Der deutsche Altkanzler Helmut Kohl hat für «mehr europäischen Gemeinsinn und Gemeinschaftsgeist» geworben. Es sei dabei vor allem die Politik gefordert, sagte der CDU-Politiker am Montag bei der Vorstellung seines neuen Buchs zur Zukunft Europas in Frankfurt am Main.
Er habe nie aufgehört, an Europa zu glauben, sagte Kohl bei der gemeinsamen Präsentation seines Buches «Aus Sorge um Europa» mit dem neuen EU-Kommissionspräsidenten Jean-Claude Juncker. «Unsere Zukunft heisst Europa», mahnte der CDU-Politiker.

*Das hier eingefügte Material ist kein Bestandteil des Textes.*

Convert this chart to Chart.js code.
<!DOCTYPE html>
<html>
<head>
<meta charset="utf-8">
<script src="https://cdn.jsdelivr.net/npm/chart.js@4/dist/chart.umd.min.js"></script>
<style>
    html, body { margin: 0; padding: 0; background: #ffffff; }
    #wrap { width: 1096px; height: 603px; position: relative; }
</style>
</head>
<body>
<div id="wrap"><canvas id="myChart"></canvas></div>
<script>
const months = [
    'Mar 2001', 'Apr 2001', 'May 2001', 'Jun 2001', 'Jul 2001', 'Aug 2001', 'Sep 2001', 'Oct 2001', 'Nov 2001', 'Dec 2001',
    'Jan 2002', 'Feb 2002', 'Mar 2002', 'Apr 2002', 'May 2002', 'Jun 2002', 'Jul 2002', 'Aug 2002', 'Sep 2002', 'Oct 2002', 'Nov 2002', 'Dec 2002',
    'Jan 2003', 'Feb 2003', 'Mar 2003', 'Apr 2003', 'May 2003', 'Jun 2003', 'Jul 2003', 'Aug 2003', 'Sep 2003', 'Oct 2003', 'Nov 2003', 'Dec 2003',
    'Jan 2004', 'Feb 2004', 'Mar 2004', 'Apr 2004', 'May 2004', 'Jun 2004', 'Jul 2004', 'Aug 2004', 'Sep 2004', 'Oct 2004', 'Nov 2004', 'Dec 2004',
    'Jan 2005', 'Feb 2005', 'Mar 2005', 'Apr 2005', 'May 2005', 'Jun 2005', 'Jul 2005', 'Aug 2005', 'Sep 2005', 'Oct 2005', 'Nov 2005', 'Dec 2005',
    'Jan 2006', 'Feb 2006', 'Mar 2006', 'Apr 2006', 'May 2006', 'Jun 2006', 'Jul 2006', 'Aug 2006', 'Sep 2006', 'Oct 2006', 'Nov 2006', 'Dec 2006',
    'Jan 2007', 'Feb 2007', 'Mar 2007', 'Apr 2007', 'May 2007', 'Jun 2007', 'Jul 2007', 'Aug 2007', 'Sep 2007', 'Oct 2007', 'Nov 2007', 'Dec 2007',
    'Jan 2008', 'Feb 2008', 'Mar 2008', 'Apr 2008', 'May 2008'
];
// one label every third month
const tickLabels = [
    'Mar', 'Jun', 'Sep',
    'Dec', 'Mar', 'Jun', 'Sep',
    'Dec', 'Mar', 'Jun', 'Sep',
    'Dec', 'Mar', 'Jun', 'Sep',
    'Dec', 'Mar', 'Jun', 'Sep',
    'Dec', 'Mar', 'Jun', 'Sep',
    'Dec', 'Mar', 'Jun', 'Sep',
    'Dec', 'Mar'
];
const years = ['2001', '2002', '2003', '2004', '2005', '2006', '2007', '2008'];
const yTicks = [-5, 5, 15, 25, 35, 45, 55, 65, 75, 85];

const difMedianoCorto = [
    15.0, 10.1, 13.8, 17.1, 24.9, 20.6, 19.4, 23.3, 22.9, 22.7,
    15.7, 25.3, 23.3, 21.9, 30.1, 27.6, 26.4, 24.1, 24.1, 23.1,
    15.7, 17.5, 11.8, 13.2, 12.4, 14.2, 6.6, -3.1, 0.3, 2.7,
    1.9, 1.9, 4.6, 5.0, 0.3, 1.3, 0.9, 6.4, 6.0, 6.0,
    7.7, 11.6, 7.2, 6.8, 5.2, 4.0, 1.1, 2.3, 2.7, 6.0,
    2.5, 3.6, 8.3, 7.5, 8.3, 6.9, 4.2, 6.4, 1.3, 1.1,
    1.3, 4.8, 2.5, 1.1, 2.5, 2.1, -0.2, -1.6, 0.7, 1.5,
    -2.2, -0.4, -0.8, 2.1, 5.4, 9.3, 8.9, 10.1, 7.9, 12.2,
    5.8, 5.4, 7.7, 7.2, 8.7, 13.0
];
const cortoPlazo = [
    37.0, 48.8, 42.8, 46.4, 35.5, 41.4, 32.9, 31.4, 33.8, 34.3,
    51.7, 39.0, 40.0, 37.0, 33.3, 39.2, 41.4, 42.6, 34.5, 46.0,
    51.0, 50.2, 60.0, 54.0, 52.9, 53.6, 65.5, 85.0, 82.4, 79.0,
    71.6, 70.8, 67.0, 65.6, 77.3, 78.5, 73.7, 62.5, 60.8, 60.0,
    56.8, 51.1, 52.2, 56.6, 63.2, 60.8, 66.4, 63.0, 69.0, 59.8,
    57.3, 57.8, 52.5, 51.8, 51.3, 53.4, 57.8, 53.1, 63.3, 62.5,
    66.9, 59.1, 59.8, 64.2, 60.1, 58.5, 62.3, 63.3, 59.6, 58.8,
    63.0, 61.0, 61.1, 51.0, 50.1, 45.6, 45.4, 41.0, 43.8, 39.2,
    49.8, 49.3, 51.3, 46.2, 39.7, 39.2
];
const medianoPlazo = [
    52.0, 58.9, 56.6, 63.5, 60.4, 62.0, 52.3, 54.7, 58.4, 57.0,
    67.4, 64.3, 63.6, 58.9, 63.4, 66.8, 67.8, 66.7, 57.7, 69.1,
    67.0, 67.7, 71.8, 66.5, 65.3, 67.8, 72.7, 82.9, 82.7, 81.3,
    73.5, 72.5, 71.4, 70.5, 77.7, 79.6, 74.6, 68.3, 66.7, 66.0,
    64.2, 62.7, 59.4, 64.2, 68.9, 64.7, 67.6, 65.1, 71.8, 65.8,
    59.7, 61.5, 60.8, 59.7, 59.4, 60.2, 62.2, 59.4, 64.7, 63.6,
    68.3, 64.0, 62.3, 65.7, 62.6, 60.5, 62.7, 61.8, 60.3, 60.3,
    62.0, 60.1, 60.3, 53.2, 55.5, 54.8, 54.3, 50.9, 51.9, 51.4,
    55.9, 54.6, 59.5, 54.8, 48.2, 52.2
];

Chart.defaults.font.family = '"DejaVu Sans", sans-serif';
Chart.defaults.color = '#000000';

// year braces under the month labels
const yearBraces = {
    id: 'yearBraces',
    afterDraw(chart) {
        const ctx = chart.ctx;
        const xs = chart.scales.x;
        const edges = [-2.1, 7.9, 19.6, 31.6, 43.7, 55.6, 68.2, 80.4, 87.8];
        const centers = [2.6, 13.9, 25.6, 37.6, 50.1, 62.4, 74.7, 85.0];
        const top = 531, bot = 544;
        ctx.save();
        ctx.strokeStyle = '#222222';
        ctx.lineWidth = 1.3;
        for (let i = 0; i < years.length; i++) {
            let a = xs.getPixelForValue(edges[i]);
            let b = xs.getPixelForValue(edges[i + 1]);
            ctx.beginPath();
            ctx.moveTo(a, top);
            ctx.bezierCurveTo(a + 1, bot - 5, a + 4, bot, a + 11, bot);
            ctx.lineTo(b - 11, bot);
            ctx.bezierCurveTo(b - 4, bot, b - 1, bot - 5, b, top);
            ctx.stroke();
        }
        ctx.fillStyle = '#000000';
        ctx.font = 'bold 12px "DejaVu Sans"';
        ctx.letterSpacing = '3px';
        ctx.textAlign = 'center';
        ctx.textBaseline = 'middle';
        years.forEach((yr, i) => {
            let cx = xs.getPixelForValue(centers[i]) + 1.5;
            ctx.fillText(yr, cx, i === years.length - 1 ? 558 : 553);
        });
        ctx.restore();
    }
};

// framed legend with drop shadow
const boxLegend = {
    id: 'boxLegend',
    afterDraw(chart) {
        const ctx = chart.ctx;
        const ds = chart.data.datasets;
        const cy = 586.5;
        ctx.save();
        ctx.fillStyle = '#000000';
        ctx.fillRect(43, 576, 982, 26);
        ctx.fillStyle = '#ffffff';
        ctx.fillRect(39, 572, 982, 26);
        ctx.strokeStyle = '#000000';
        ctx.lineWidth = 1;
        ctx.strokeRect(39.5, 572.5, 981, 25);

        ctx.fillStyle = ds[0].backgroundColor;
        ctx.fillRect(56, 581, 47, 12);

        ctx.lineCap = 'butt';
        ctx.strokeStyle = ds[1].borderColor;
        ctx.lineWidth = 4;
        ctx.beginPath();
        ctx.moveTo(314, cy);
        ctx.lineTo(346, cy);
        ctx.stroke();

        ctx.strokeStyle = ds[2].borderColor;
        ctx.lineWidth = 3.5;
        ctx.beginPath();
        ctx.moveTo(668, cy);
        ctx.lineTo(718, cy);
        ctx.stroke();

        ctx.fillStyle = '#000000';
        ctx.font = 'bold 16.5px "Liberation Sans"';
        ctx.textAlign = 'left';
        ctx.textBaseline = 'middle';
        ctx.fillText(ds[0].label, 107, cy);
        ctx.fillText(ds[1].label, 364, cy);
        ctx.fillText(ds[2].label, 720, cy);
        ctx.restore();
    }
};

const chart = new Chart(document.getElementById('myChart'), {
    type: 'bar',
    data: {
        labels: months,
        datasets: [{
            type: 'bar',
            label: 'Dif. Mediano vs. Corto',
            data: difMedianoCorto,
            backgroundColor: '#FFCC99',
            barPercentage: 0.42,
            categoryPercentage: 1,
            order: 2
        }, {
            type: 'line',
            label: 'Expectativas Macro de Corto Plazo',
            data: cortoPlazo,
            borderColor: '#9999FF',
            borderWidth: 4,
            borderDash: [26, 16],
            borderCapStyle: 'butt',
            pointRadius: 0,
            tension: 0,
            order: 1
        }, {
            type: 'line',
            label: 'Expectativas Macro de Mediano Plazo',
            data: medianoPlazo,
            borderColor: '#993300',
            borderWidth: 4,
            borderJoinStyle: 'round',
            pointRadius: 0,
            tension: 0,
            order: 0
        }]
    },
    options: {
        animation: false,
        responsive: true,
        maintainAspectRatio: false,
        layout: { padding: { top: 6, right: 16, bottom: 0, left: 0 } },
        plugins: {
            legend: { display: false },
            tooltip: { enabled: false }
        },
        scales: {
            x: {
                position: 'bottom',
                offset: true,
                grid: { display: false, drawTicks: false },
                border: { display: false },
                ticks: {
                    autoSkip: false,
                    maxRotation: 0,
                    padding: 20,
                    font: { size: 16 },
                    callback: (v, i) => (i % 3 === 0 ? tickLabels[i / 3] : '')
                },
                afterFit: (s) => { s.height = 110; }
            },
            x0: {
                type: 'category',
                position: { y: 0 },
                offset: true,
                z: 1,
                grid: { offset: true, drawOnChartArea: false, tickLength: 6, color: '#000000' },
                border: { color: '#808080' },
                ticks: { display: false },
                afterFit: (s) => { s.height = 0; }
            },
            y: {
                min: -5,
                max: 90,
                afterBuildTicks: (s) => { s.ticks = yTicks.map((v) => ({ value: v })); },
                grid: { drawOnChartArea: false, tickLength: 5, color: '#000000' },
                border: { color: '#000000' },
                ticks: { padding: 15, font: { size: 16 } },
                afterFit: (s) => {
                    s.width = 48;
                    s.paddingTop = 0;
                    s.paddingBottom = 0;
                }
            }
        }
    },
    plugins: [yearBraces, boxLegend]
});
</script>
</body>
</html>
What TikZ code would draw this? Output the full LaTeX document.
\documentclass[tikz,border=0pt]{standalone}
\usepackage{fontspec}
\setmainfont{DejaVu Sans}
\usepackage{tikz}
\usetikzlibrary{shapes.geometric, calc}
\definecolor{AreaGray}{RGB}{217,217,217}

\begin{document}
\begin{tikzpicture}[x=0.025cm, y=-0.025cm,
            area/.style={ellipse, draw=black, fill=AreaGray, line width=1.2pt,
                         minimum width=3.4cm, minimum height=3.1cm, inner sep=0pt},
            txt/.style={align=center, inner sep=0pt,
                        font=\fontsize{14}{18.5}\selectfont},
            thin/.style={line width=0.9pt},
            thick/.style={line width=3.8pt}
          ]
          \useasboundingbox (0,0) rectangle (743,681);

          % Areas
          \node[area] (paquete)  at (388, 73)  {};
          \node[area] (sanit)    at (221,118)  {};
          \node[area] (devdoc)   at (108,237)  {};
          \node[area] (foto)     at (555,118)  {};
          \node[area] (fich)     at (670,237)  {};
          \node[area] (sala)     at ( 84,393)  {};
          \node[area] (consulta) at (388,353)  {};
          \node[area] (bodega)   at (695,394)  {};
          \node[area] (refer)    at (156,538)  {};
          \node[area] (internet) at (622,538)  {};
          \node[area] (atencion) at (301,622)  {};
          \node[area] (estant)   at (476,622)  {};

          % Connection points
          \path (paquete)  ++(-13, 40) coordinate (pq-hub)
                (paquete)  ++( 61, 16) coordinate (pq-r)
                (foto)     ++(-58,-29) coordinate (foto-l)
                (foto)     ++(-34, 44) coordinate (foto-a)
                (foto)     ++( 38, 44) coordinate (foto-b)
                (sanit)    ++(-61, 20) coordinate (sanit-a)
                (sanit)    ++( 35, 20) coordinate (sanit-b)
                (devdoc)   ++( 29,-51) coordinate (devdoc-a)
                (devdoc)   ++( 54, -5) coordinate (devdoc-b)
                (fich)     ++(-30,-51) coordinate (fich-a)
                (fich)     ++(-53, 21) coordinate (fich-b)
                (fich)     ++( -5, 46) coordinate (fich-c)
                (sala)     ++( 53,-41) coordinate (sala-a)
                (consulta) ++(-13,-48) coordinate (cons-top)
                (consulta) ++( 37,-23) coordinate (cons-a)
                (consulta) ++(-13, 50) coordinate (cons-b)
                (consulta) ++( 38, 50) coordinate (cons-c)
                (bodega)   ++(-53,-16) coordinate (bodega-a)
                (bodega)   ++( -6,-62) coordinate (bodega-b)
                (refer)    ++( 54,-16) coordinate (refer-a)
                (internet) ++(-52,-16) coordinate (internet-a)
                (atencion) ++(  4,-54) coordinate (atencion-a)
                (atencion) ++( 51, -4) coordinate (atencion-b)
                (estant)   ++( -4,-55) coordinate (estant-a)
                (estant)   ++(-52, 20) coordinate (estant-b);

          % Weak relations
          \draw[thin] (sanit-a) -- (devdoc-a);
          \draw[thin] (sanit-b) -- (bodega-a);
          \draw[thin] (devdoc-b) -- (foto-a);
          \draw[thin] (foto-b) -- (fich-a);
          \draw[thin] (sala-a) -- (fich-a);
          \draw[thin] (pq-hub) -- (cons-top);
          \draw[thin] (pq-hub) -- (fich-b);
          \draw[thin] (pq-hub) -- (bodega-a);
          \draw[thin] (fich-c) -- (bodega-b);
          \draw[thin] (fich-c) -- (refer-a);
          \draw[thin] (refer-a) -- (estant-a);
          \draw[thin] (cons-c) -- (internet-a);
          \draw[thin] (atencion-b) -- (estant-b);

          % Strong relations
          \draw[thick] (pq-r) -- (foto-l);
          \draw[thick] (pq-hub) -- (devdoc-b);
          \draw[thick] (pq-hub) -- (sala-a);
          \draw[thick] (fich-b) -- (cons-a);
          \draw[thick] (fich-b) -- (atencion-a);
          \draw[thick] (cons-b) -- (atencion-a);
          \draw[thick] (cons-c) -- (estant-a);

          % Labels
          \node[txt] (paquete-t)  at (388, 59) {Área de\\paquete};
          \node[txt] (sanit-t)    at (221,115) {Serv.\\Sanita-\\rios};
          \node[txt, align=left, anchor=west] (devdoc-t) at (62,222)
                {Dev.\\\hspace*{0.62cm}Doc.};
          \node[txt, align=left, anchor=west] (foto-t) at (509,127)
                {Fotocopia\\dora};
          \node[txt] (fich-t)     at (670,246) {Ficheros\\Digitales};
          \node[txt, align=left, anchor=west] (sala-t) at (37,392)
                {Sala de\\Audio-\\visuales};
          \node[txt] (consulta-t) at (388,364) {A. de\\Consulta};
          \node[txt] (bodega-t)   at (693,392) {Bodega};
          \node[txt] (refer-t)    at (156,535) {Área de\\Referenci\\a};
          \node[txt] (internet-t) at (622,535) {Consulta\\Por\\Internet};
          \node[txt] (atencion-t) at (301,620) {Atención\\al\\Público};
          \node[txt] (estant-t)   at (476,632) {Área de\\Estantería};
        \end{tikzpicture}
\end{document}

In seinem Buch macht Kohl unter anderem die frühere rot-grüne Bundesregierung unter seinem Nachfolger Gerhard Schröder (SPD) für Fehlentwicklungen verantwortlich. So kritisiert der 84-Jährige vor allem eine verfrühte Aufnahme Griechenlands in die Eurozone und ein Aufweichen des Euro-Stabilitätspakts. Beide Entscheidungen seien auf deutscher Seite von einer rot-grünen Bundesregierung getroffen und zu verantworten, heisst es in dem Buch.
«Grosser Europäer»
Kohl beklagt auch das derzeitige Verhältnis zu Russland. Dass sich die G-7-Staaten im Juni ohne Russland getroffen hätten, habe er «einschneidend und auch bedrückend» gefunden, schreibt der Altkanzler. «Im Ergebnis muss der Westen genauso wie Russland und die Ukraine aufpassen, dass wir nicht alles verspielen, was wir schon einmal erreicht hatten.»
EU-Kommissionspräsident Juncker lobte Kohl in seiner Laudatio als «grossen Europäer». Ohne Kohl wäre seiner Ansicht nach «die gelungene deutsch-deutsche Wiedervereinigung» so nicht möglich gewesen. Für ihn sei es eine «glückliche Fügung», seinen ersten Tag im neuen Amt mit Kohl verbringen zu können, sagte Juncker weiter.
«Viel Falsches berichtet»
Kohl sitzt im Rollstuhl und kann nur sehr mühsam sprechen. Der Altkanzler wurde von seiner Frau Maike Kohl-Richter zu der Buchvorstellung begleitet. Sie erklärte zu Beginn der Medienkonferenz: «Ich sage jetzt selbst ein paar Sätze, weil schon so viel Falsches über uns berichtet worden ist.»
Kohl habe vor sechseinhalb Jahren einen Unfall gehabt. Sie begleite ihn, um ihn – wenn nötig – zu unterstützen. Seine Geistesleistung sei aber nicht beeinträchtigt.
Kohl-Richter wird von Helmut Kohls Söhnen und einigen seiner früheren Wegbegleiter vorgeworfen, sie schotte den Altkanzler ab. Manche sehen darin den Versuch der zweiten Ehefrau Kohls, die Deutungshoheit über dessen Wirken und politisches Vermächtnis zu erhalten.
Im Oktober war das Buch des Journalisten und ehemaligen Ghostwriters von Kohl, Heribert Schwan, erschienen. In «Vermächtnis. Die Kohl-Protokolle» wird der Altkanzler mit drastischen Äusserungen über frühere Weggefährten zitiert. Kohl hatte zunächst erfolglos versucht, die Veröffentlichung zu verhindern.